Stated goal
Check each line of the material below, and copy it if it holds the string "with".

* * *

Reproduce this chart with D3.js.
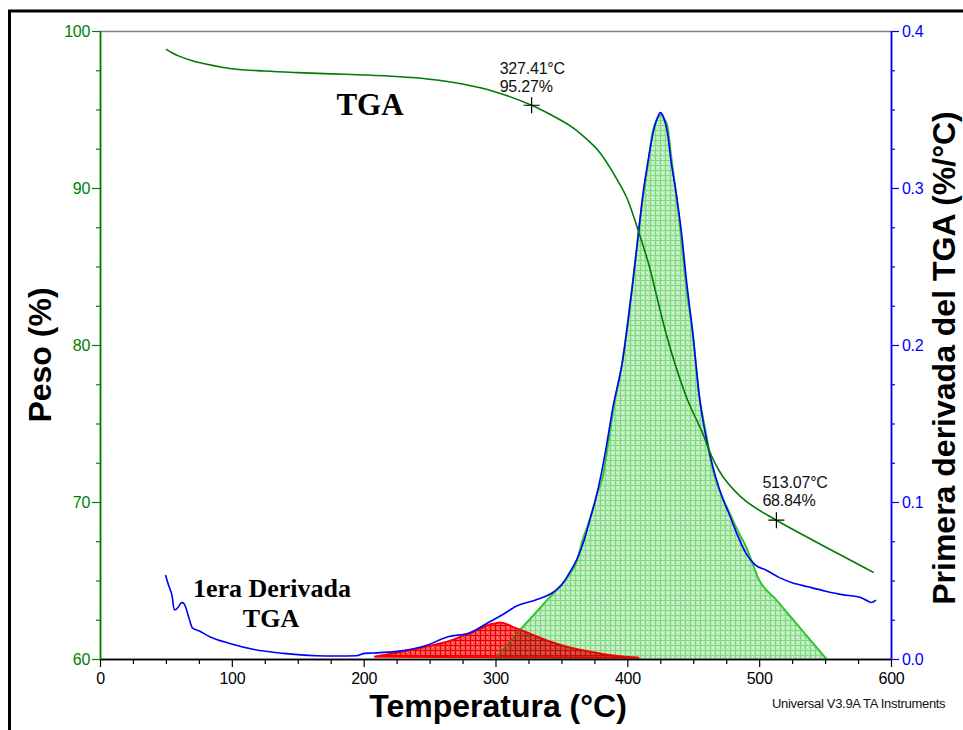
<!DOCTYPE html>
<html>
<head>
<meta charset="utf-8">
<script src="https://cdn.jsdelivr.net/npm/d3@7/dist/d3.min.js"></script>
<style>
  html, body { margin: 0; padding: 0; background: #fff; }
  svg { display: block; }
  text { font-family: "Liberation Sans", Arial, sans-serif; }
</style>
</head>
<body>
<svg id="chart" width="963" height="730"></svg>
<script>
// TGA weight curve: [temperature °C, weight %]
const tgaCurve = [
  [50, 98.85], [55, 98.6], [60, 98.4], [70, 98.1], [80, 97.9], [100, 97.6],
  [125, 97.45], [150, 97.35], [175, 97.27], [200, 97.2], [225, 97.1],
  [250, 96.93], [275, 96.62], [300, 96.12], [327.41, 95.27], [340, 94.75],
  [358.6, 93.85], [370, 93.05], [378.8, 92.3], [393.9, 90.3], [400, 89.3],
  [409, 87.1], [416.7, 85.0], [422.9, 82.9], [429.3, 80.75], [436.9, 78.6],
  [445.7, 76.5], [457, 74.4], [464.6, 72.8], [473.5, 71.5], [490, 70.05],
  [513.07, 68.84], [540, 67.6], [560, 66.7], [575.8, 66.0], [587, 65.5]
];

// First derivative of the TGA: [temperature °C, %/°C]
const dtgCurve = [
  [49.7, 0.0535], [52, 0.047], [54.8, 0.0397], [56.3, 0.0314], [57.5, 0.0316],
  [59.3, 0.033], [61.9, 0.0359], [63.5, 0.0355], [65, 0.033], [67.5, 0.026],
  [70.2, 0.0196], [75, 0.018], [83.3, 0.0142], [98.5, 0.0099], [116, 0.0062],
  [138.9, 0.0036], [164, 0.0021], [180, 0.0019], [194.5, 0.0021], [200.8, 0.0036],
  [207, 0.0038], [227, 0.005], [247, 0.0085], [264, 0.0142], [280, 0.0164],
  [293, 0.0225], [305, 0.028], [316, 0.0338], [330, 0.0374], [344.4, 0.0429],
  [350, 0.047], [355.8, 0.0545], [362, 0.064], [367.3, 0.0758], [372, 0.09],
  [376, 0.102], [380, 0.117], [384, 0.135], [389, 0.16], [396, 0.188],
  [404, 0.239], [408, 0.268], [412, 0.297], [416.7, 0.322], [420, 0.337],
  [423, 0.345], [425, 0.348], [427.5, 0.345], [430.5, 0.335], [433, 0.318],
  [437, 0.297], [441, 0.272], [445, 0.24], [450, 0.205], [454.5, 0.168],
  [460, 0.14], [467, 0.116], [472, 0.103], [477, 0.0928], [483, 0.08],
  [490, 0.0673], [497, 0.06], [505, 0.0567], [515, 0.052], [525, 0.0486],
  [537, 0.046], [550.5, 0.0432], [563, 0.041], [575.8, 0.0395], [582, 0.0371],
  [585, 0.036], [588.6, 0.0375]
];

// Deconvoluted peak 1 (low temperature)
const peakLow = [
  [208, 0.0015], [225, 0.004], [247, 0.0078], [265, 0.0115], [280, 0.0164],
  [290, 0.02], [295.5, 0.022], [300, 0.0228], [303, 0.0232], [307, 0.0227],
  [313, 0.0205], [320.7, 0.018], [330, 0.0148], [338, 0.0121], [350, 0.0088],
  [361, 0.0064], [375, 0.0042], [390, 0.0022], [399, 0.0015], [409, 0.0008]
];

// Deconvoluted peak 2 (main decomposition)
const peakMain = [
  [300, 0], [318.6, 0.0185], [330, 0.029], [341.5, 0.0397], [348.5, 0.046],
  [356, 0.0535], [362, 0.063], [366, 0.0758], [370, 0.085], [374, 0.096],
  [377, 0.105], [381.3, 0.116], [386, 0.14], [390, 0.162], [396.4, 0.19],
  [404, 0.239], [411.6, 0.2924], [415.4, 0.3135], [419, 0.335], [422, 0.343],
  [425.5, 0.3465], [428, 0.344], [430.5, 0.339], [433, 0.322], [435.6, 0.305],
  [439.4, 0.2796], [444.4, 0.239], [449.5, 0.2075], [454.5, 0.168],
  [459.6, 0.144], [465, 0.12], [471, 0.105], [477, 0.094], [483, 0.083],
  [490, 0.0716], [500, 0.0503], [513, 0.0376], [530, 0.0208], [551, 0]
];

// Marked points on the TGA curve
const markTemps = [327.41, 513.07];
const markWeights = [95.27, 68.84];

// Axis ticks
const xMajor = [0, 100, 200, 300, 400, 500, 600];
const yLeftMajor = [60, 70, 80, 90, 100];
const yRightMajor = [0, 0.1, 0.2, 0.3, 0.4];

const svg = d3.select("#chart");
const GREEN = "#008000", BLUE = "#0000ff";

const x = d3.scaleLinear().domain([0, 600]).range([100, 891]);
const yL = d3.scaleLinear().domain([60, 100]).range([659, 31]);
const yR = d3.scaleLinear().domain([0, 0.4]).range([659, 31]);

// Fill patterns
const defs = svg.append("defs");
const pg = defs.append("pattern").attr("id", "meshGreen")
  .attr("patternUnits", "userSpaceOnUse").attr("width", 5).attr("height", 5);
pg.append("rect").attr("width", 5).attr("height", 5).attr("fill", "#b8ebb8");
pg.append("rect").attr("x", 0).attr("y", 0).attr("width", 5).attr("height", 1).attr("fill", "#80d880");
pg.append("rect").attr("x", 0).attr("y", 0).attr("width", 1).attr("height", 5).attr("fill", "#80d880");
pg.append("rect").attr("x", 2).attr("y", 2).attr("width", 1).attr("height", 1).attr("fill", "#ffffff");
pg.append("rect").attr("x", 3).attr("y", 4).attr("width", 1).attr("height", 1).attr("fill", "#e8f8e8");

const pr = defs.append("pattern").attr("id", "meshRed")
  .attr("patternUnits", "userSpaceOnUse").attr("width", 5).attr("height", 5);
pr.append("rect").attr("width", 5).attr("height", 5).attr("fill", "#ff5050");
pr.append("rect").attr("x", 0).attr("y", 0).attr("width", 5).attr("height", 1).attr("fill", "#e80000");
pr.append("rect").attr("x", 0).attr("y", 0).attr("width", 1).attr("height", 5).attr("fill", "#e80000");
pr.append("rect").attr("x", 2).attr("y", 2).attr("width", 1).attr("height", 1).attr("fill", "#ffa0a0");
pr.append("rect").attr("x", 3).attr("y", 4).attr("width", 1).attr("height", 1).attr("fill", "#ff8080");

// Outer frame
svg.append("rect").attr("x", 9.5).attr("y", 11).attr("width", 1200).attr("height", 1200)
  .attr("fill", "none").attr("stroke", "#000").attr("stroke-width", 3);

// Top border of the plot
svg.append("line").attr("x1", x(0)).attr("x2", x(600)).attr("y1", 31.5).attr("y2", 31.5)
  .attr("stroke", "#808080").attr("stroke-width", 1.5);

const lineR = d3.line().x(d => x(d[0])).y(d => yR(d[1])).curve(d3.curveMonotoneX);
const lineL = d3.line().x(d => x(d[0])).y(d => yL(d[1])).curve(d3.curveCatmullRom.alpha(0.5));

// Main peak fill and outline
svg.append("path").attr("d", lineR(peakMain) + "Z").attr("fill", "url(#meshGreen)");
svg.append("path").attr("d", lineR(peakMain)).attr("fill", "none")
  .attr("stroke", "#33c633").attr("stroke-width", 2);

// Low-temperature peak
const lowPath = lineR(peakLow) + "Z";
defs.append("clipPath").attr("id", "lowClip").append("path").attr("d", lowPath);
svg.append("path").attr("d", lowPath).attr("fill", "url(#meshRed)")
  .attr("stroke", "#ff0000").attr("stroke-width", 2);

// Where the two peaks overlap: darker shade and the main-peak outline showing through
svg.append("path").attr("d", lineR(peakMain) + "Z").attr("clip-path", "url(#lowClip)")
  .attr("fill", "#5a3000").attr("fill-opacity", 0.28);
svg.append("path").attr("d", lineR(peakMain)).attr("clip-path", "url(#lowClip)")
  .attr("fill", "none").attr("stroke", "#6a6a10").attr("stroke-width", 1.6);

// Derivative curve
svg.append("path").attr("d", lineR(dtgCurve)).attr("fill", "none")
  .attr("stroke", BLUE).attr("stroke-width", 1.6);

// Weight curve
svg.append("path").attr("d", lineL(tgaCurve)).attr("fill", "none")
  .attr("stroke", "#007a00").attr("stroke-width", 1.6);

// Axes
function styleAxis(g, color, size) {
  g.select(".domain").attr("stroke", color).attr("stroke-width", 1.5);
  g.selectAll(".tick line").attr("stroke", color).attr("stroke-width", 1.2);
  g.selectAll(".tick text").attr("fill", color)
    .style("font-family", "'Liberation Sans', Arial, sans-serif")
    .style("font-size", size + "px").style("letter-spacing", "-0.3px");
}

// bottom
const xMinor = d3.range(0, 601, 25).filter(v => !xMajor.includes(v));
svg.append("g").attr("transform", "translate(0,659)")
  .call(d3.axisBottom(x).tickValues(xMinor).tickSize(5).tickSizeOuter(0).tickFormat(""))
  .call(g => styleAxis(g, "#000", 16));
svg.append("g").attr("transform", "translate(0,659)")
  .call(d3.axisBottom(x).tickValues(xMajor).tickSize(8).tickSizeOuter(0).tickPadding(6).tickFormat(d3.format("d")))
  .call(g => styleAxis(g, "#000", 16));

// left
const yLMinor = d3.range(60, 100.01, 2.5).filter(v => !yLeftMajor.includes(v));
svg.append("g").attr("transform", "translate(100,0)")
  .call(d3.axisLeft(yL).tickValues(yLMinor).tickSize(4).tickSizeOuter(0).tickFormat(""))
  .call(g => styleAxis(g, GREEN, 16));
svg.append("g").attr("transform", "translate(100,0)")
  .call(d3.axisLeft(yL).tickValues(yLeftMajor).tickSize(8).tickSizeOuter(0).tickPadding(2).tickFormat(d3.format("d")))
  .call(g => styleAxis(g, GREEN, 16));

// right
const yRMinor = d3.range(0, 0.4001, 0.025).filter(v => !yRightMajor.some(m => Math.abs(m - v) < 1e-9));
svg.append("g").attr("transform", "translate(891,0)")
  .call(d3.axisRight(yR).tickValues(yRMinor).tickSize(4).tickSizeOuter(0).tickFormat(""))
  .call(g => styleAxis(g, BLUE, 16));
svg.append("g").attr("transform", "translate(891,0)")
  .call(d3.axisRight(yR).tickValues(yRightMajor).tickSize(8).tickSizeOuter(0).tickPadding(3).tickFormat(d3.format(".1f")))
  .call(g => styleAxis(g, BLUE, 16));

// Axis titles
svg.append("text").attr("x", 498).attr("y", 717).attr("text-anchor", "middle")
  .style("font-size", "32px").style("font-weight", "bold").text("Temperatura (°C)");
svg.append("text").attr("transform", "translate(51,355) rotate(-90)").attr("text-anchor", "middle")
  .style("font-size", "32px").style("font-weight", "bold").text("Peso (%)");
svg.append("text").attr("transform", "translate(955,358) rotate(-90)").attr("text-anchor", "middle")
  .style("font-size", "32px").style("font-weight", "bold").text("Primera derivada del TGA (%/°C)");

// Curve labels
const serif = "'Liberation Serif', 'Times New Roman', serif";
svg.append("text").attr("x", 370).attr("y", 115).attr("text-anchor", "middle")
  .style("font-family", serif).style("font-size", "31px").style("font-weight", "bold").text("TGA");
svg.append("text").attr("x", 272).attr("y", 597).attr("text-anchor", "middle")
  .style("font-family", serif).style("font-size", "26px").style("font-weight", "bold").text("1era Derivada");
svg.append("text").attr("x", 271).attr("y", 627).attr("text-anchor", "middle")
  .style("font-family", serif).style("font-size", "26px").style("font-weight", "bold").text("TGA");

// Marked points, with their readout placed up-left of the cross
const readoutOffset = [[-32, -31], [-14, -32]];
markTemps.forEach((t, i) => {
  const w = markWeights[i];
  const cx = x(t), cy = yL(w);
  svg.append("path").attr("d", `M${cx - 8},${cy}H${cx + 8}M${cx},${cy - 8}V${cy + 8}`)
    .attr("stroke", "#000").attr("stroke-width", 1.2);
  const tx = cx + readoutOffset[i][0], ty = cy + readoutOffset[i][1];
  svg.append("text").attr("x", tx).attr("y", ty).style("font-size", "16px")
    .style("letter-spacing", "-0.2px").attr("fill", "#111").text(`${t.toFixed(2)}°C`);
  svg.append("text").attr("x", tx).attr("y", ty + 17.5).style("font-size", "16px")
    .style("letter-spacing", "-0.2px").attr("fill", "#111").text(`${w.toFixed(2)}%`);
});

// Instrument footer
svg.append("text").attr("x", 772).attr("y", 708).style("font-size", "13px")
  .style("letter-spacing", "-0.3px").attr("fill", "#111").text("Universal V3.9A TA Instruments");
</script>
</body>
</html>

* * *

Result below
Reproduce this chart with D3.js.
// Marked points, with their readout placed up-left of the cross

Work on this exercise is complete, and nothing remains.